Ploughing is the most common method used by farmers to control weeds. For crops like maize, weeding is usually done two times after planting – three weeks after planting and when the crop is knee high. Weed control starts at the ploughing stage when the soil is turned over to bury any weeds and to loosen the soil. Ploughing buries weed seeds while at the same time brings to the surface seeds buried in the subsoil. Here, they germinate causing more problems for farmers. Ox-drawn ploughs and tractors also facilitate spreading of weeds on the farm. The plough cuts the weeds down and drags them along as it moves. Eventually, the weeds spread throughout the farm.

Some ways of controlling weeds without chemicals

It is always wise to control weeds when they are still young before they produce seeds. Weeds should never be allowed to grow until they compete for nutrients with the crop. Uproot them manually, cut or slash to stop them from producing seeds.

1. Practice minimum tillage

Minimum tillage is a system of agriculture that ensures that the soil is not disturbed much during land preparation. The system discourages ploughing of land such that weed seeds buried in the soil are not brought to the surface. Suitable cover crops are planted instead to suppress weeds before they can grow. Select good cover crops which have several uses. These include dolichos or njahe (lablab) which provides human food and animal fodder. Lablab can cover the soil completely in about two months. Mucuna is also a good cover crop that also provides food. It suppresses weeds including striga. Purple vetch and desmodium are also good cover crops. When growing cover crops, it is important to weed once to give the cover crop a chance to establish. If there are good rains, farmers can schedule the planting of the cover crop such that it remains in the field even after the main crop has been harvested.

2. Mulching

Weed seeds germinate easily if the soil is left bare. Mulch makes it difficult for weeds to grow because they do not leave any space or light for weed germination. Mulch not only control weeds, but also reduces soil temperatures, conserves moisture, enables water to penetrate the soil and adds organic matter, which enriches the soil.

3. Crop rotation and intercropping

Practicing crop rotation and intercropping breaks the life cycle of weeds leaving fewer weeds that are easier to control. Intercropping helps cover the soil and smother weeds that grow between the rows of the main crop.


How to keep weeds under control

1. Slash weeds immediately after harvesting and during the dry season to prevent them from producing seed.

2. Before planting, slash down any plants (such as weeds and maize stalks left over the previous season) in the field.

3. Dig planting holes with a hoe or open planting furrows with a ripper or sub-soiler (See picture).

4. After the first rains have fallen allow weeds to grow or new weeds to emerge, and then weed them out before planting.

5. Plant a cover crop between rows of the main crop.

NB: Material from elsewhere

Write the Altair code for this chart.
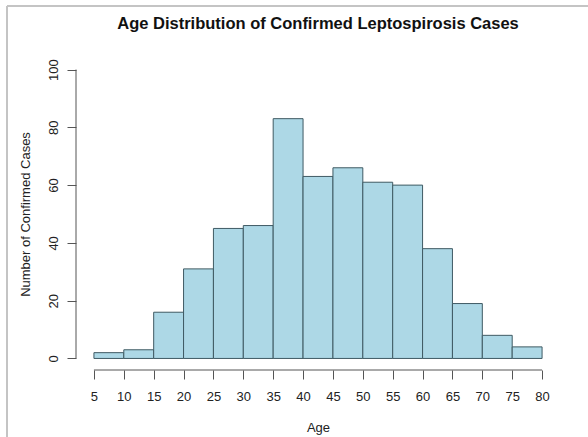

6. Check for weeds every week and control them by pulling them out by hand or by scrapping the soil surface with a hoe. Do not dig as this exposes weed seeds that later sprout.

7. Harvest the main crop and allow a cover crop to remain in the field and grow.

8. Remove weeds continuously regardless of whether there is a crop in the field or not. Remember some weeds take 3 to 5 years to disappear completely. Continous weed control can eliminate or reduce weeds to a minimum.

9. Avoid the use of chemicals in weed control. Most chemicals in the market leave dangerous residues in crops and in the soil which are harmful to human, animal and environmental health.